The regulations defined the powers of the head of the CCU. The head called and led the meeting, proposed the agenda, led the discussion, summarised its results, established the procedure for voting on proposals received from factions [12, p. 208-209]. The incumbent chairman of the CCU and the Minor Council, M. Hrushevsky, managed to keep the Council under his control and lead it in the chosen course. He was an effective chairman, a sophisticated politician, who, if necessary, was able to give the meetings of the Small Council “some parliamentary character” [20, p. 30]. Defending his views, M. Hrushevsky did not stop at the prospect of resigning. The regulations bypassed the issue of accountability of the Small Council. Although the reports of the Small Council were heard at 6-9 sessions, they were more informative than accountable.

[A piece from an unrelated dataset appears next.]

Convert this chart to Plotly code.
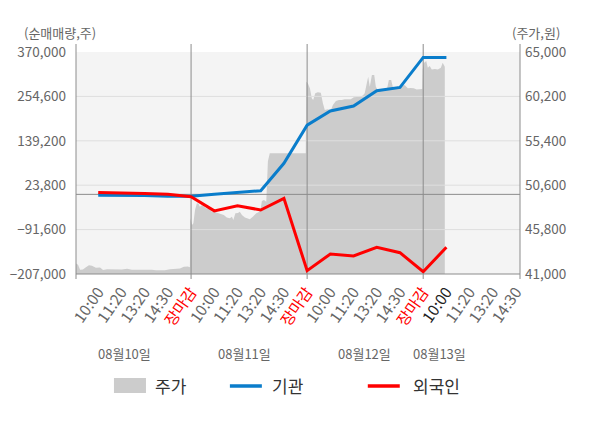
import plotly.graph_objects as go

# ---------------- data ----------------
slot_labels = ["10:00", "11:20", "13:20", "14:30", "장마감",
               "10:00", "11:20", "13:20", "14:30", "장마감",
               "10:00", "11:20", "13:20", "14:30", "장마감",
               "10:00", "11:20", "13:20", "14:30"]
slot_pos = list(range(1, 20))
day_labels = ["08월10일", "08월11일", "08월12일", "08월13일"]
day_bounds = [5, 10, 15]

# net buying (shares), one point per slot (10:00 of 08/10 .. 10:00 of 08/13)
flow_pos = list(range(1, 17))
inst_flow = [-2000, -2000, -3000, -5000, -5000, 0, 5000, 9500, 80700, 180000,
             216700, 229600, 269400, 278000, 356000, 356000]
foreign_flow = [5000, 4000, 2000, 0, -6000, -43000, -29500, -40700, -10300, -198400,
                -155000, -160000, -137600, -151600, -201000, -137600]

# stock price (won), intraday samples, x in slot units
price_x = [0.04, 0.13, 0.22, 0.34, 0.47, 0.60, 0.73, 0.90, 1.08, 1.21, 1.38, 1.59, 1.81,
           2.02, 2.24, 2.45, 2.67, 2.88, 3.10, 3.31, 3.49, 3.66, 3.87, 4.09, 4.30, 4.52,
           4.69, 4.86, 4.95,
           4.97, 5.04, 5.10, 5.17, 5.25, 5.32, 5.38, 5.47, 5.55, 5.64, 5.77, 5.90, 6.03,
           6.16, 6.28, 6.41, 6.54, 6.67, 6.76, 6.82, 6.91, 7.02, 7.10, 7.19, 7.32, 7.45,
           7.53, 7.66, 7.81, 7.92, 7.99, 8.05, 8.14, 8.24, 8.31, 8.39, 9.94,
           9.96, 10.03, 10.12, 10.20, 10.26, 10.35, 10.46, 10.59, 10.68, 10.76, 10.89,
           11.02, 11.11, 11.24, 11.37, 11.49, 11.62, 11.75, 11.88, 12.01, 12.14, 12.27,
           12.40, 12.48, 12.57, 12.63, 12.70, 12.79, 12.89, 12.96, 13.04, 13.17, 13.30,
           13.43, 13.52, 13.62, 13.69, 13.82, 13.95, 14.08, 14.21, 14.34, 14.46, 14.59,
           14.72, 14.85, 14.96,
           14.98, 15.04, 15.13, 15.20, 15.28, 15.37, 15.50, 15.63, 15.76, 15.84, 15.93]
price_y = [42150, 42000, 41450, 41500, 41720, 41940, 41900, 41680, 41700, 41430, 41520,
           41500, 41540, 41500, 41580, 41470, 41460, 41480, 41450, 41460, 41400, 41390,
           41410, 41510, 41520, 41600, 41790, 41800, 41720,
           47020, 46300, 46500, 47920, 48640, 48600, 48280, 48460, 48300, 48100, 48050,
           47730, 47700, 47560, 47450, 47380, 47100, 47020, 47200, 46840, 47560, 47600,
           47730, 47380, 47100, 47020, 46910, 47200, 47560, 47700, 47920, 48900, 49000,
           48800, 53200, 54050, 54050,
           61790, 61610, 61070, 59990, 59810, 60530, 60640, 60600, 59450, 58730, 58800,
           58700, 59270, 59700, 59810, 59800, 59880, 59850, 59900, 60100, 60150, 60150,
           60300, 60530, 61610, 62330, 61250, 62510, 62510, 61250, 60890, 60950, 60900,
           60890, 61970, 61970, 61250, 61150, 61180, 61430, 61400, 61070, 61100, 61070,
           60950, 60950, 61000,
           63120, 63850, 64030, 63300, 63480, 63120, 63150, 63100, 63300, 63850, 63400]

flow_ticks = [-207000, -91600, 23800, 139200, 254600, 370000]
price_ticks = [41000, 45800, 50600, 55400, 60200, 65000]

# ---------------- styling ----------------
FONT = "Noto Sans CJK KR"
GRAY_TXT = "#666666"
LINE_GRAY = "#8c8c8c"
GRID = "#dedede"
BLUE = "#0a7dcb"
RED = "#ff0000"
XR = [0.043, 19.17]

def tick_text(i, s):
    if s == "장마감":
        return '<span style="color:#ff0000">%s</span>' % s
    if i == 15:
        return '<span style="color:#222222">%s</span>' % s
    return s

fig = go.Figure()

# price area (primary axis, right side)
fig.add_trace(go.Scatter(x=price_x, y=price_y, mode="lines", fill="tozeroy",
                         fillcolor="#cccccc", line=dict(width=0, color="#cccccc"),
                         hoverinfo="skip", showlegend=False, yaxis="y"))

# reference lines drawn above area but below flow lines (on primary axis)
pmin, pmax = price_ticks[0], price_ticks[-1]
for pv in price_ticks[1:-1]:
    fig.add_trace(go.Scatter(x=XR, y=[pv, pv], mode="lines", line=dict(color=GRID, width=1),
                             hoverinfo="skip", showlegend=False, yaxis="y"))
zero_price = pmin + (0 - flow_ticks[0]) / (flow_ticks[-1] - flow_ticks[0]) * (pmax - pmin)
fig.add_trace(go.Scatter(x=XR, y=[zero_price, zero_price], mode="lines",
                         line=dict(color=LINE_GRAY, width=1),
                         hoverinfo="skip", showlegend=False, yaxis="y"))
for b in day_bounds:
    fig.add_trace(go.Scatter(x=[b, b], y=[pmin, pmax], mode="lines",
                             line=dict(color=LINE_GRAY, width=1),
                             hoverinfo="skip", showlegend=False, yaxis="y"))

# flows (overlay axis, left side)
fig.add_trace(go.Scatter(x=flow_pos, y=inst_flow, mode="lines", name="기관",
                         line=dict(color=BLUE, width=3), showlegend=False, yaxis="y2"))
fig.add_trace(go.Scatter(x=flow_pos, y=foreign_flow, mode="lines", name="외국인",
                         line=dict(color=RED, width=3), showlegend=False, yaxis="y2"))

shapes = []
# axis lines / tick stubs outside plot area
ext_lo, ext_hi = -0.0225, 1.036
for xp in [0, 1]:
    shapes.append(dict(type="line", xref="paper", yref="paper", x0=xp, x1=xp,
                       y0=ext_lo, y1=ext_hi, line=dict(color=LINE_GRAY, width=1), layer="above"))
for b in day_bounds:
    shapes.append(dict(type="line", xref="x", yref="paper", x0=b, x1=b, y0=ext_lo, y1=0,
                       line=dict(color=LINE_GRAY, width=1), layer="above"))
    shapes.append(dict(type="line", xref="x", yref="paper", x0=b, x1=b, y0=1, y1=ext_hi,
                       line=dict(color=LINE_GRAY, width=1), layer="above"))
shapes.append(dict(type="line", xref="paper", yref="paper", x0=0, x1=1, y0=0, y1=0,
                   line=dict(color=LINE_GRAY, width=1), layer="above"))

# legend (hand drawn)
ly = -0.5045
shapes.append(dict(type="rect", xref="paper", yref="paper", x0=0.0855, x1=0.1576,
                   y0=-0.536, y1=-0.468, fillcolor="#cccccc", line=dict(width=0)))
shapes.append(dict(type="line", xref="paper", yref="paper", x0=0.3466, x1=0.4186,
                   y0=ly, y1=ly, line=dict(color=BLUE, width=3.5)))
shapes.append(dict(type="line", xref="paper", yref="paper", x0=0.6572, x1=0.7292,
                   y0=ly, y1=ly, line=dict(color=RED, width=3.5)))

annotations = []
for txt, xp in zip(["주가", "기관", "외국인"], [0.1733, 0.4366, 0.754]):
    annotations.append(dict(text=txt, xref="paper", yref="paper", x=xp, y=ly,
                            xanchor="left", yanchor="middle", showarrow=False,
                            font=dict(family=FONT, size=17, color="#333333")))
day_label_x = [2.15, 7.32, 12.48, 15.71]
for txt, xv in zip(day_labels, day_label_x):
    annotations.append(dict(text=txt, xref="x", yref="paper", x=xv, y=-0.356,
                            xanchor="center", yanchor="middle", showarrow=False,
                            font=dict(family=FONT, size=13, color=GRAY_TXT)))
annotations.append(dict(text="(순매매량,주)", xref="paper", yref="paper", x=-0.1215, y=1.0856,
                        xanchor="left", yanchor="middle", showarrow=False,
                        font=dict(family=FONT, size=13, color=GRAY_TXT)))
annotations.append(dict(text="(주가,원)", xref="paper", yref="paper", x=1.0939, y=1.0856,
                        xanchor="right", yanchor="middle", showarrow=False,
                        font=dict(family=FONT, size=13, color=GRAY_TXT)))

fig.update_layout(
    width=600, height=428,
    margin=dict(l=76, r=80, t=52, b=154, pad=0, autoexpand=False),
    paper_bgcolor="white", plot_bgcolor="#f4f4f4",
    font=dict(family=FONT, size=13, color=GRAY_TXT),
    showlegend=False,
    xaxis=dict(range=XR, tickmode="array", tickvals=slot_pos, automargin=False,
               ticktext=[tick_text(i, s) for i, s in enumerate(slot_labels)],
               tickangle=-55, showgrid=False, zeroline=False, showline=False, ticks="",
               ticklabelstandoff=5,
               tickfont=dict(family=FONT, size=15.5, color=GRAY_TXT), fixedrange=True),
    yaxis=dict(range=[pmin, pmax], side="right", tickmode="array", tickvals=price_ticks,
               tickformat=",", showgrid=False, zeroline=False, showline=False, ticks="",
               ticklabelstandoff=4, automargin=False,
               tickfont=dict(family=FONT, size=13.5, color=GRAY_TXT)),
    yaxis2=dict(range=[flow_ticks[0], flow_ticks[-1]], side="left", overlaying="y",
                tickmode="array", tickvals=flow_ticks, tickformat=",", automargin=False,
                showgrid=False, zeroline=False, showline=False, ticks="",
                ticklabelstandoff=9,
                tickfont=dict(family=FONT, size=13.5, color=GRAY_TXT)),
    shapes=shapes, annotations=annotations,
)

fig.write_html("out.html", config={"displayModeBar": False},
               post_script="document.body.style.margin='0';document.body.style.overflow='hidden';")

In fact, the Small Council played a leading role in the activities of the CCU. “The Council, only it mattered, since the CCU plenum met every few months and, reproducing the same balance of power on an expanded scale, did not introduce anything new” [20, p. 120]. Such detail is also interesting: when at the seventh session the Bundist Zolotarov submitted a proposal to confirm the decision of the Small Council on the riot in Petrograd, Chairman M. Hrushevsky, without proposing a vote, limited himself to saying: “Resolutions of the Small Council have the same force as the full Council”. The explanation was accepted without objections [12, p. 374-377].